Daniel LaFavers

Software Engineer

(248) 231-4253

Some of the interesting things I have built

PHP Web Services

At Tweddle, I wrote a PHP-based service container framework that was self-documenting, rights controlled, and allowed code deploys from multiple repositories. Much of the data is stored as blobs with JSON metadata controlled by data model definitions that define the valid JSON structure and searchable fields. The data model definition drives a flexible browser form to create and update the item metadata.

C++ Testing framework

When we started Agile development at Cengage, I reviewed some C++ testing frameworks and then built my own. Provides setup/teardown with constructor/destructor fixture template that works with a class or library. Dynamic tests can be added at runtime.

Automated C++ build

Also as part of our agile transformation, I created a build tool that reads include statements in C++ code to track dependencies between code and libraries. Runs tests as part of the build to retest any changes. Incorporates gcov to generate code coverage reports. Includes a package builder and tracks dependencies for our in-house scripting language.

XML search engine

By creating tokens out of elements and tracking both character ranges and term positions, the search engine is able to perform searches both on text and its relationship to the XML structure. Also performs basic Boolean and text proximity logic. Layered so that leaves of the search tree can be modularized to read from different data formats on disk.

Embedded Script Language

Parses a simple procedural language into byte codes to be processed with a minimal virtual machine. The script language can be used to add scripting to any application. Provides a simple mechanism to extend the language with functions written in C, which can be part of the system or loaded dynamically. Minimal object orientation. Also includes a DOM structure designed to handle very large XML files, with native operators for traversing the tree.

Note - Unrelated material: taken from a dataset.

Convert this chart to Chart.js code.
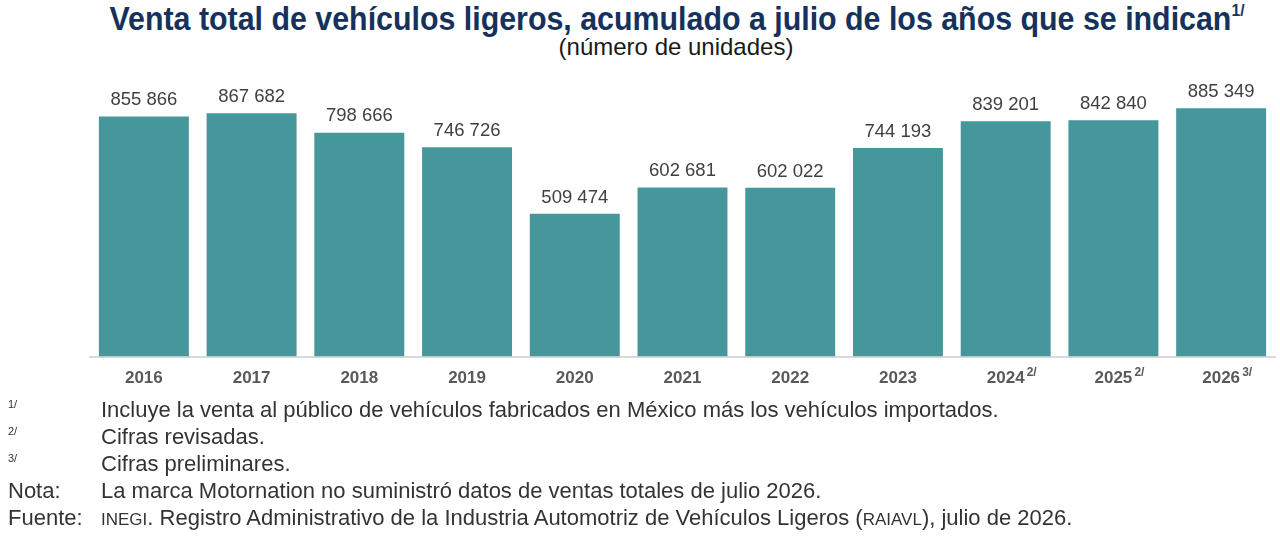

Real-time logging and system monitoring

The logging server accepts connections from writers and readers. Readers express interest in message types, which flows back into the writers to enable/disable what is reported. Log files are written by a special reader. Other readers provide dashboard monitoring of whats happening in the system at any moment.

Rule system

Inspired by the Prolog language, the rule system associates template rules with scripts. When a client indicates a system event, using a three-part message, rules that match that event trigger scripts, which can generate other events. This allows building a sort of expert system that monitors and reacts to system activity.